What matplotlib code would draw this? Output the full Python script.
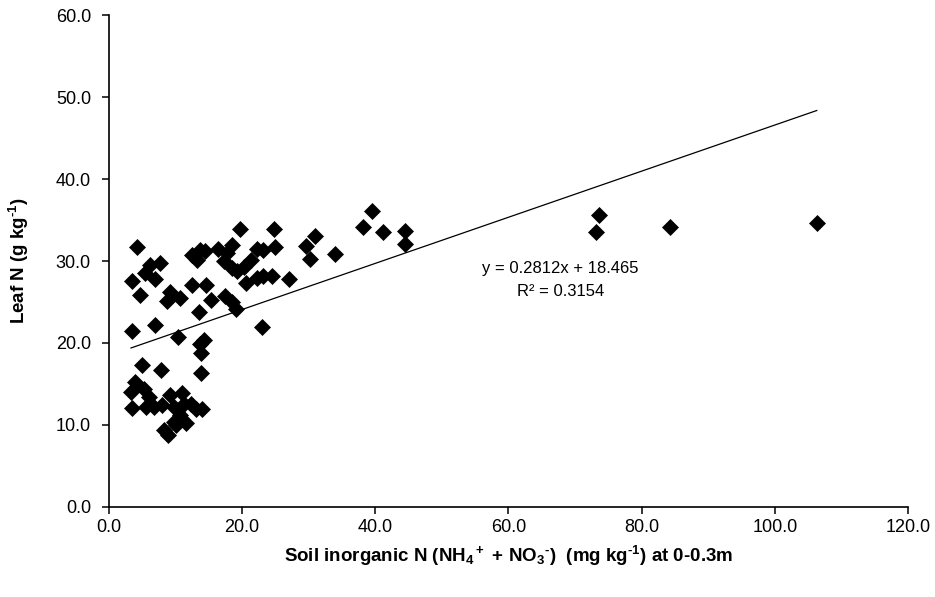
import matplotlib
matplotlib.use("Agg")
from matplotlib import pyplot as plt
import numpy as np

plt.rcParams['font.family'] = ['Liberation Sans', 'DejaVu Sans']
plt.rcParams['mathtext.default'] = 'regular'

# soil inorganic N (mg/kg) and leaf N (g/kg)
soil_n = [4.2, 3.4, 4.7, 5.4, 6.2, 7.7, 6.9, 8.7, 9.2, 10.7,
          12.4, 12.4, 13.2, 13.7, 14.4, 14.6, 13.5, 15.3, 16.4, 17.2,
          17.7, 18.5, 19.7, 17.4, 18.5, 19.1, 18.4, 19.2, 20.2, 20.6,
          21.3, 22.2, 22.2, 23.1, 23.1, 24.5, 24.9, 24.8, 27.1, 23.0,
          29.6, 30.9, 30.2, 34.0, 38.1, 39.5, 41.2, 44.4, 44.4,
          73.6, 73.1, 84.3, 106.3,
          3.4, 6.9, 10.3, 14.2, 13.7,
          13.8, 13.8,
          4.9, 7.8, 3.9, 3.3, 5.3, 6.0, 3.4, 5.5, 6.8, 8.0,
          9.2, 10.9, 9.8, 12.3, 13.0, 14.0, 10.7, 9.7, 11.6, 8.2,
          8.8, 10.0, 11.2]
leaf_n = [31.7, 27.6, 25.8, 28.5, 29.5, 29.8, 27.8, 25.1, 26.2, 25.5,
          27.1, 30.7, 30.1, 31.3, 31.2, 27.1, 23.8, 25.2, 31.5, 30.0,
          31.0, 32.0, 33.9, 25.7, 25.0, 24.2, 29.2, 28.8, 29.3, 27.3,
          30.1, 31.5, 27.9, 28.2, 31.3, 28.2, 31.7, 33.9, 27.8, 22.0,
          31.8, 33.0, 30.3, 30.8, 34.1, 36.1, 33.5, 33.6, 32.1,
          35.6, 33.5, 34.1, 34.6,
          21.5, 22.2, 20.7, 20.4, 19.9,
          18.8, 16.3,
          17.3, 16.7, 15.3, 14.0, 14.4, 13.4, 12.1, 12.2, 12.2, 12.4,
          13.6, 13.9, 12.2, 12.5, 12.0, 12.0, 11.2, 10.4, 10.2, 9.4,
          8.8, 10.0, 12.6]

slope = 0.2812
intercept = 18.465
r2 = 0.3154

fig = plt.figure(figsize=(9.35, 5.97), dpi=100)
ax = fig.add_axes([0.1166, 0.1508, 0.8545, 0.8240])

ax.plot(soil_n, leaf_n, linestyle='none', marker='D', ms=8.4,
        mfc='black', mec='black', mew=0.5, zorder=3)

xs = np.array([min(soil_n), max(soil_n)])
ax.plot(xs, slope * xs + intercept, color='black', lw=0.9, zorder=2)

ax.text(67.8, 29.1, "y = %.4fx + %.3f" % (slope, intercept),
        ha='center', va='center', fontsize=12)
ax.text(67.8, 26.3, "R² = %.4f" % r2, ha='center', va='center', fontsize=12)

ax.set_xlim(0, 120)
ax.set_ylim(0, 60)
ax.set_xticks(np.arange(0, 121, 20))
ax.set_yticks(np.arange(0, 61, 10))
ax.set_xticklabels(["%.1f" % v for v in np.arange(0, 121, 20)])
ax.set_yticklabels(["%.1f" % v for v in np.arange(0, 61, 10)])

for side in ['top', 'right']:
    ax.spines[side].set_visible(False)
for side in ['left', 'bottom']:
    ax.spines[side].set_linewidth(1.2)
    ax.spines[side].set_color('black')

ax.tick_params(axis='both', direction='out', length=5, width=1.1,
               labelsize=13, colors='black')
ax.tick_params(axis='y', pad=8)
ax.tick_params(axis='x', pad=4)

ax.set_ylabel("Leaf N (g kg$^{\u20101}$)", fontsize=13.5, fontweight='bold',
              labelpad=18)
ax.set_xlabel("Soil inorganic N (NH$_4$$^+$ + NO$_3$$^{\u2010}$)  (mg kg$^{\u20101}$) at 0-0.3m",
              fontsize=13.5, fontweight='bold', labelpad=5)

plt.savefig('out.png', dpi=100)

################

## AIM OF THE EXERCISE
Exclude the pictures, and transcribe all of the material exactly.

## RESULT OF THE TASK
What matplotlib code would draw this? Output the full Python script.
import matplotlib
matplotlib.use("Agg")
from matplotlib import pyplot as plt
import numpy as np

plt.rcParams['font.family'] = ['Liberation Sans', 'DejaVu Sans']
plt.rcParams['mathtext.default'] = 'regular'

# soil inorganic N (mg/kg) and leaf N (g/kg)
soil_n = [4.2, 3.4, 4.7, 5.4, 6.2, 7.7, 6.9, 8.7, 9.2, 10.7,
          12.4, 12.4, 13.2, 13.7, 14.4, 14.6, 13.5, 15.3, 16.4, 17.2,
          17.7, 18.5, 19.7, 17.4, 18.5, 19.1, 18.4, 19.2, 20.2, 20.6,
          21.3, 22.2, 22.2, 23.1, 23.1, 24.5, 24.9, 24.8, 27.1, 23.0,
          29.6, 30.9, 30.2, 34.0, 38.1, 39.5, 41.2, 44.4, 44.4,
          73.6, 73.1, 84.3, 106.3,
          3.4, 6.9, 10.3, 14.2, 13.7,
          13.8, 13.8,
          4.9, 7.8, 3.9, 3.3, 5.3, 6.0, 3.4, 5.5, 6.8, 8.0,
          9.2, 10.9, 9.8, 12.3, 13.0, 14.0, 10.7, 9.7, 11.6, 8.2,
          8.8, 10.0, 11.2]
leaf_n = [31.7, 27.6, 25.8, 28.5, 29.5, 29.8, 27.8, 25.1, 26.2, 25.5,
          27.1, 30.7, 30.1, 31.3, 31.2, 27.1, 23.8, 25.2, 31.5, 30.0,
          31.0, 32.0, 33.9, 25.7, 25.0, 24.2, 29.2, 28.8, 29.3, 27.3,
          30.1, 31.5, 27.9, 28.2, 31.3, 28.2, 31.7, 33.9, 27.8, 22.0,
          31.8, 33.0, 30.3, 30.8, 34.1, 36.1, 33.5, 33.6, 32.1,
          35.6, 33.5, 34.1, 34.6,
          21.5, 22.2, 20.7, 20.4, 19.9,
          18.8, 16.3,
          17.3, 16.7, 15.3, 14.0, 14.4, 13.4, 12.1, 12.2, 12.2, 12.4,
          13.6, 13.9, 12.2, 12.5, 12.0, 12.0, 11.2, 10.4, 10.2, 9.4,
          8.8, 10.0, 12.6]

slope = 0.2812
intercept = 18.465
r2 = 0.3154

fig = plt.figure(figsize=(9.35, 5.97), dpi=100)
ax = fig.add_axes([0.1166, 0.1508, 0.8545, 0.8240])

ax.plot(soil_n, leaf_n, linestyle='none', marker='D', ms=8.4,
        mfc='black', mec='black', mew=0.5, zorder=3)

xs = np.array([min(soil_n), max(soil_n)])
ax.plot(xs, slope * xs + intercept, color='black', lw=0.9, zorder=2)

ax.text(67.8, 29.1, "y = %.4fx + %.3f" % (slope, intercept),
        ha='center', va='center', fontsize=12)
ax.text(67.8, 26.3, "R² = %.4f" % r2, ha='center', va='center', fontsize=12)

ax.set_xlim(0, 120)
ax.set_ylim(0, 60)
ax.set_xticks(np.arange(0, 121, 20))
ax.set_yticks(np.arange(0, 61, 10))
ax.set_xticklabels(["%.1f" % v for v in np.arange(0, 121, 20)])
ax.set_yticklabels(["%.1f" % v for v in np.arange(0, 61, 10)])

for side in ['top', 'right']:
    ax.spines[side].set_visible(False)
for side in ['left', 'bottom']:
    ax.spines[side].set_linewidth(1.2)
    ax.spines[side].set_color('black')

ax.tick_params(axis='both', direction='out', length=5, width=1.1,
               labelsize=13, colors='black')
ax.tick_params(axis='y', pad=8)
ax.tick_params(axis='x', pad=4)

ax.set_ylabel("Leaf N (g kg$^{\u20101}$)", fontsize=13.5, fontweight='bold',
              labelpad=18)
ax.set_xlabel("Soil inorganic N (NH$_4$$^+$ + NO$_3$$^{\u2010}$)  (mg kg$^{\u20101}$) at 0-0.3m",
              fontsize=13.5, fontweight='bold', labelpad=5)

plt.savefig('out.png', dpi=100)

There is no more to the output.